In 2014, 76 percent of people living with HIV in Baltimore were black, according to AIDSVU, a National Institute of Heath-funded website to prevent the spread of HIV and other sexually transmitted diseases. And black men in Baltimore are 11.1 times more likely to be diagnosed with HIV than white men.

Bradley says he and his Hopkins colleagues struggle with the delicate task of making data and information about HIV relevant, accessible, and meaningful to the people they serve, given the hospital’s lingering reputation.

"So people just don’t feel that we keep coming and running an HIV test collecting blood and writing papers and getting rich," says Bradley. "We also need to be clear that Hopkins has the reputation it has now this is tough to deal with, Hopkins is who it is because of the suffering of people in Baltimore."
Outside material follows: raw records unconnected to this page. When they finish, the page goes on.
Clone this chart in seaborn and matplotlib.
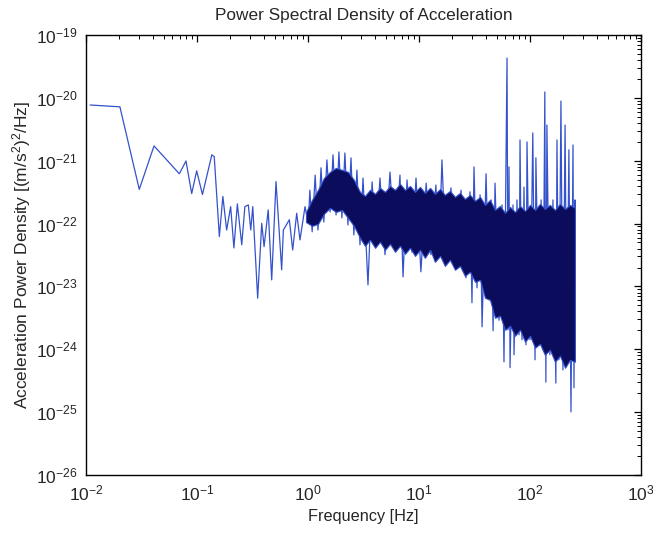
import matplotlib
matplotlib.use("Agg")
import matplotlib.pyplot as plt
from matplotlib.ticker import LogLocator, NullFormatter, LogFormatterSciNotation
import pandas as pd
import seaborn as sns

# ---- sparse low-frequency part of the spectrum (Hz, (m/s^2)^2/Hz) ----
low_freq = [0.0109, 0.0202, 0.0302, 0.041, 0.0693, 0.0796, 0.0896, 0.0993, 0.112,
            0.136, 0.143, 0.159, 0.171, 0.185, 0.201, 0.215, 0.231, 0.253, 0.270,
            0.290, 0.305, 0.318, 0.352, 0.383, 0.402, 0.438, 0.471, 0.515, 0.551,
            0.579, 0.600, 0.679, 0.728, 0.791, 0.847, 0.940, 1.006]
low_psd = [7.7e-21, 7.2e-21, 3.5e-22, 1.72e-21, 6.2e-22, 9.9e-22, 3.0e-22, 6.9e-22, 2.9e-22,
           1.24e-21, 1.16e-21, 6.2e-23, 2.7e-22, 7.9e-23, 1.86e-22, 4.1e-23, 2.06e-22, 4.6e-23, 1.86e-22,
           1.98e-22, 7.9e-23, 1.86e-22, 6.5e-24, 1.01e-22, 4.3e-23, 1.65e-22, 1.27e-23, 4.66e-22, 7.0e-23,
           1.84e-23, 7.9e-23, 1.15e-22, 3.8e-23, 1.46e-22, 5.5e-23, 1.86e-22, 1.0e-22]

# ---- peaks and dips of the dense part (1 Hz .. 254 Hz) ----
spike_freq = [1.04, 1.09, 1.16, 1.23, 1.31, 1.39, 1.48, 1.58, 1.68, 1.79, 1.90, 2.02, 2.15, 2.29,
              2.44, 2.59, 2.76, 2.94, 3.13, 3.47, 3.78, 4.10, 4.45, 4.94, 5.48, 6.08, 6.74, 7.18,
              7.80, 8.65, 9.40, 10.4, 11.6, 12.8, 14.2, 15.1, 16.1, 17.5, 19.4, 21.5, 23.9, 26.5,
              28.8, 30.0, 31.3, 33.3, 35.5, 37.0, 40.2, 42.8, 44.6, 46.5, 48.4, 52.6, 56.0, 58.3,
              62.1, 63.4, 64.7, 66.1, 70.3, 71.8, 76.4, 79.6, 81.3, 84.7, 88.3, 92.0, 94.0, 100,
              106, 111, 113, 121, 126, 131, 136, 139, 142, 151, 161, 171, 175, 182, 190, 198,
              207, 215, 224, 234, 244, 249, 254, 254]
spike_psd = [3.4e-22, 7.4e-23, 5.9e-22, 7.9e-23, 7.7e-22, 1.06e-22, 1.03e-21, 1.53e-22, 1.24e-21,
             1.37e-22, 1.38e-21, 1.23e-22, 1.33e-21, 9.5e-23, 1.11e-21, 6.6e-23, 7.1e-22, 4.6e-23,
             5.3e-22, 1.06e-23, 4.6e-22, 4.6e-23, 5.3e-22, 3.2e-23, 6.6e-22, 3.8e-23, 5.9e-22,
             1.42e-23, 4.95e-22, 3.5e-23, 5.3e-22, 1.71e-23, 4.4e-22, 3.2e-23, 4.1e-22, 2.85e-23,
             1.03e-21, 2.46e-23, 3.7e-22, 1.98e-23, 3.4e-22, 1.37e-23, 3.2e-22, 5.5e-24, 7.97e-22,
             9.5e-24, 2.86e-22, 2.28e-24, 6.2e-22, 6.1e-24, 2.38e-22, 1.97e-24, 4.4e-22, 2.9e-24,
             1.98e-22, 6.3e-25, 4.3e-20, 2.04e-24, 7.97e-22, 5.1e-25, 1.98e-22, 8.2e-25, 2.38e-22,
             1.70e-24, 2.14e-21, 1.42e-24, 3.8e-22, 1.18e-24, 1.99e-21, 1.42e-24, 2.77e-21, 6.8e-25,
             1.11e-21, 1.18e-24, 2.38e-22, 9.8e-25, 1.24e-20, 3.0e-25, 3.7e-21, 8.2e-25, 2.38e-22,
             2.9e-25, 2.14e-21, 6.8e-25, 8.9e-21, 4.7e-25, 3.7e-21, 6.8e-25, 1.49e-21, 1.01e-25,
             1.78e-21, 2.44e-25, 2.38e-22, 6.8e-25]

# ---- upper / lower edge of the densely filled core ----
band_freq = [0.959, 1.087, 1.231, 1.393, 1.578, 1.787, 2.023, 2.291, 2.594, 2.938, 3.26, 3.62,
             4.02, 4.45, 4.94, 5.48, 6.08, 6.74, 7.48, 8.30, 9.20, 10.2, 11.3, 12.6, 13.9, 15.5,
             17.1, 19.0, 21.1, 23.4, 25.9, 28.8, 32.0, 35.5, 39.3, 43.6, 48.4, 53.7, 59.6, 66.1,
             73.3, 81.3, 90.2, 100, 111, 123, 136, 151, 168, 186, 207, 229, 254]
band_upper = [1.53e-22, 2.38e-22, 3.44e-22, 5.33e-22, 6.64e-22, 7.69e-22, 7.14e-22, 6.64e-22,
              4.95e-22, 3.19e-22, 2.76e-22, 3.44e-22, 2.97e-22, 3.70e-22, 3.19e-22, 3.97e-22,
              3.44e-22, 4.28e-22, 3.44e-22, 3.97e-22, 3.19e-22, 3.83e-22, 3.08e-22, 3.70e-22,
              2.97e-22, 3.56e-22, 2.86e-22, 3.31e-22, 2.66e-22, 3.08e-22, 2.47e-22, 2.86e-22,
              2.30e-22, 2.66e-22, 1.98e-22, 2.38e-22, 1.65e-22, 1.91e-22, 1.48e-22, 1.84e-22,
              1.53e-22, 1.91e-22, 1.59e-22, 1.98e-22, 1.65e-22, 2.06e-22, 1.71e-22, 1.98e-22,
              1.65e-22, 2.06e-22, 1.71e-22, 1.98e-22, 1.78e-22]
band_lower = [1.06e-22, 9.19e-23, 9.89e-23, 1.43e-22, 1.78e-22, 1.53e-22, 1.65e-22, 1.23e-22,
              9.19e-23, 5.92e-23, 4.42e-23, 5.51e-23, 4.11e-23, 5.12e-23, 3.82e-23, 4.75e-23,
              3.55e-23, 4.42e-23, 3.30e-23, 4.11e-23, 3.06e-23, 3.82e-23, 2.85e-23, 3.82e-23,
              2.46e-23, 3.06e-23, 2.12e-23, 2.65e-23, 1.84e-23, 2.12e-23, 1.47e-23, 1.71e-23,
              1.18e-23, 1.27e-23, 6.59e-24, 6.12e-24, 3.17e-24, 3.41e-24, 2.04e-24, 2.37e-24,
              1.64e-24, 2.04e-24, 1.32e-24, 1.64e-24, 1.06e-24, 1.22e-24, 8.18e-25, 9.82e-25,
              6.33e-25, 7.88e-25, 5.08e-25, 6.81e-25, 6.33e-25]

title = "Power Spectral Density of Acceleration"
xlabel = "Frequency [Hz]"
ylabel = "Acceleration Power Density [(m/s$^2$)$^2$/Hz]"

sns.set_theme(style="white")
plt.rcParams["font.family"] = ["Liberation Sans", "DejaVu Sans"]
plt.rcParams["mathtext.fontset"] = "custom"
plt.rcParams["mathtext.rm"] = "Liberation Sans"
plt.rcParams["mathtext.it"] = "Liberation Sans:italic"
plt.rcParams["mathtext.bf"] = "Liberation Sans:bold"
plt.rcParams["mathtext.sf"] = "Liberation Sans"

fig = plt.figure(figsize=(6.53, 5.33), dpi=100)
ax = fig.add_axes([86 / 653, 1 - 475 / 533, 555 / 653, 440 / 533])
ax.set_xscale("log")
ax.set_yscale("log")

line_color = "#3452cc"
core_color = "#0c0c5c"

df = pd.DataFrame({"freq": low_freq + spike_freq, "psd": low_psd + spike_psd})
sns.lineplot(data=df, x="freq", y="psd", estimator=None, sort=False,
             color=line_color, linewidth=0.9, ax=ax, zorder=2)
ax.fill_between(band_freq, band_lower, band_upper, facecolor=core_color,
                edgecolor=line_color, linewidth=0.8, zorder=3)

ax.set_xlim(1e-2, 1e3)
ax.set_ylim(1e-26, 1e-19)

for axis in (ax.xaxis, ax.yaxis):
    axis.set_major_locator(LogLocator(base=10, numticks=20))
    axis.set_minor_locator(LogLocator(base=10, subs=range(2, 10), numticks=200))
    axis.set_minor_formatter(NullFormatter())
    axis.set_major_formatter(LogFormatterSciNotation())

ax.tick_params(which="both", direction="in", top=True, right=True, color="black")
ax.tick_params(which="major", length=5, width=0.9, labelsize=12.5, pad=6)
ax.tick_params(which="minor", length=3, width=0.7)
for s in ax.spines.values():
    s.set_color("black")
    s.set_linewidth(1.0)

ax.set_title(title, fontsize=12.4, pad=11)
ax.set_xlabel(xlabel, fontsize=11.7, labelpad=4)
ax.set_ylabel(ylabel, fontsize=12.5, labelpad=2)

fig.savefig("out.png", dpi=100)
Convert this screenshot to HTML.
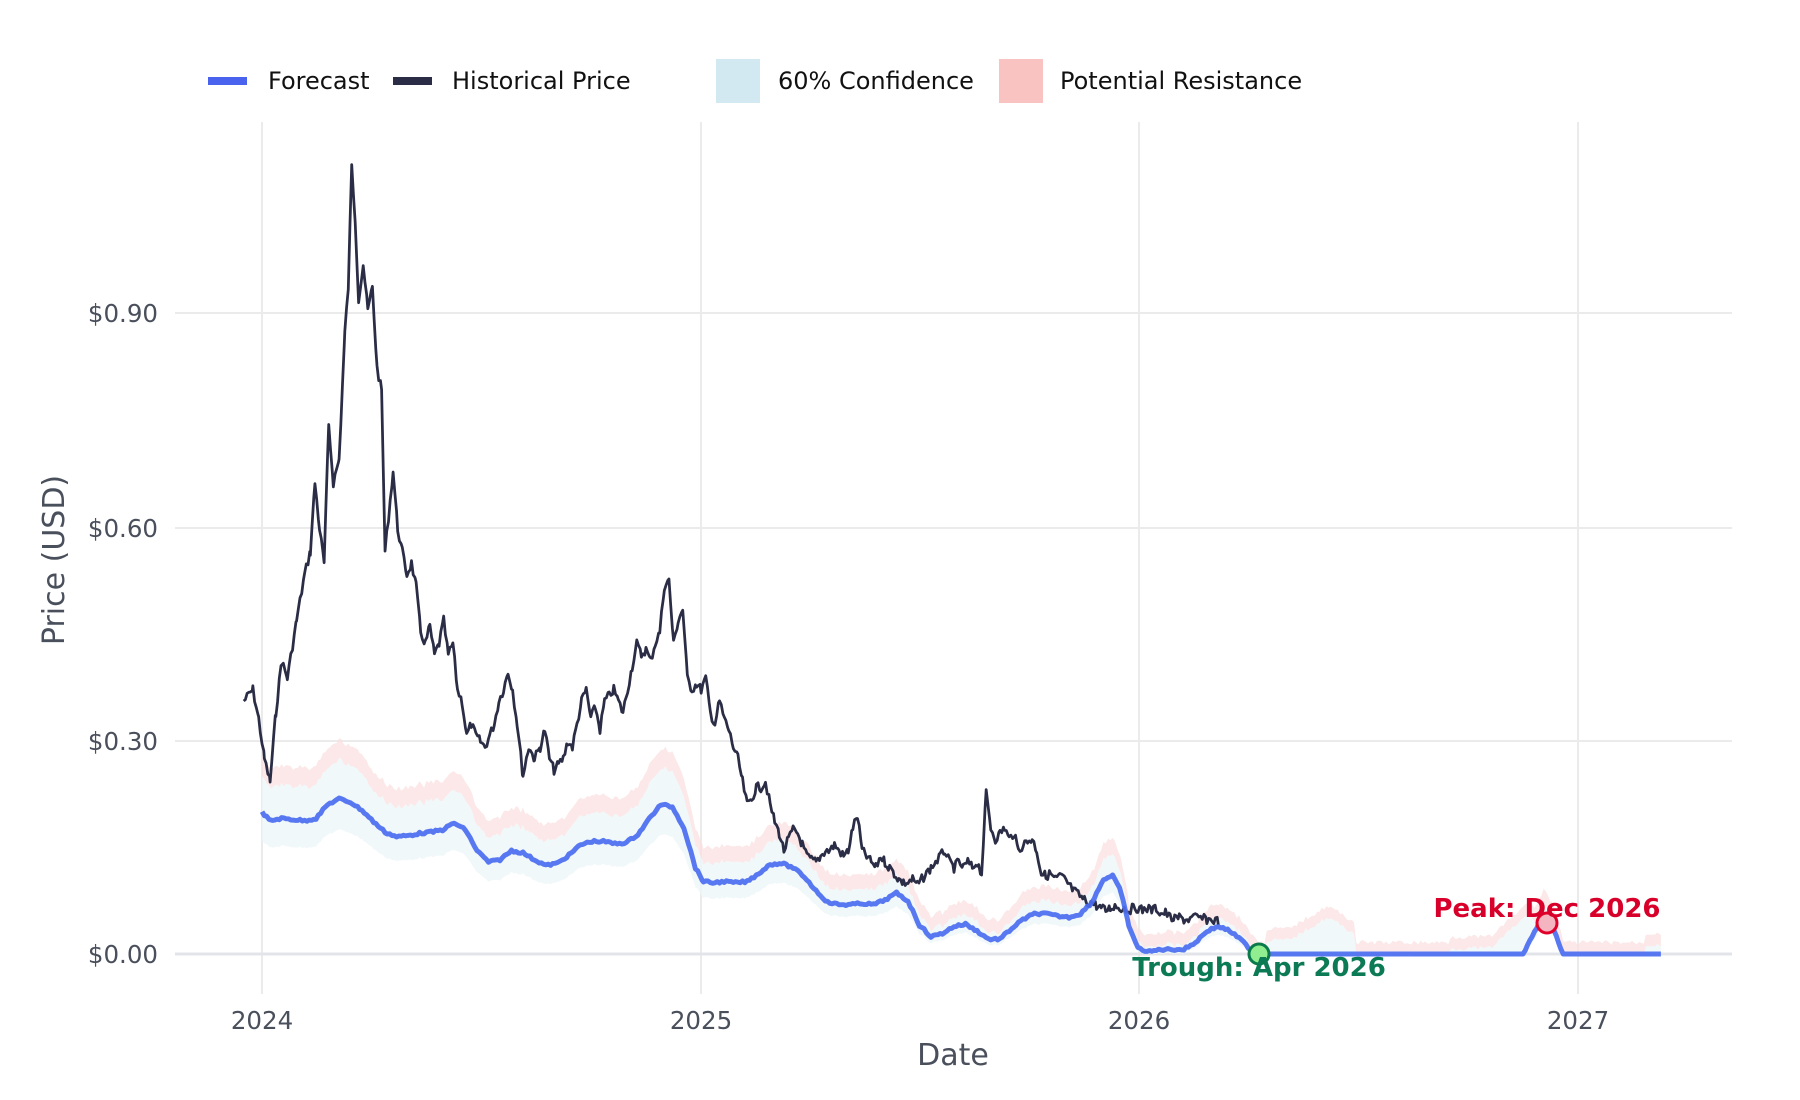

Kingon says the health department’s care providers have changed the way they interact with patients in hopes of changing the negative narratives. She says rather than looking just at the disease, they look at the whole patient and try to create rapport.

"We would say things like, 'Why don’t you just come in every three months, I promise I won’t talk about meds. We will do some labs if you are okay with that. Let me just know how you are doing,'" says Kingon.

Meanwhile, Bademosi is taking a different approach to ease suspicions and help young men with HIV stay in continuous care.

"So we need to find stories," says Bademosi. "Stories are going to help us understand you know all these very mysterious things about healthcare. Let’s humanize healthcare."

Bademosi says he hopes that through storytelling he can change the narrative and mend the wounds of the past.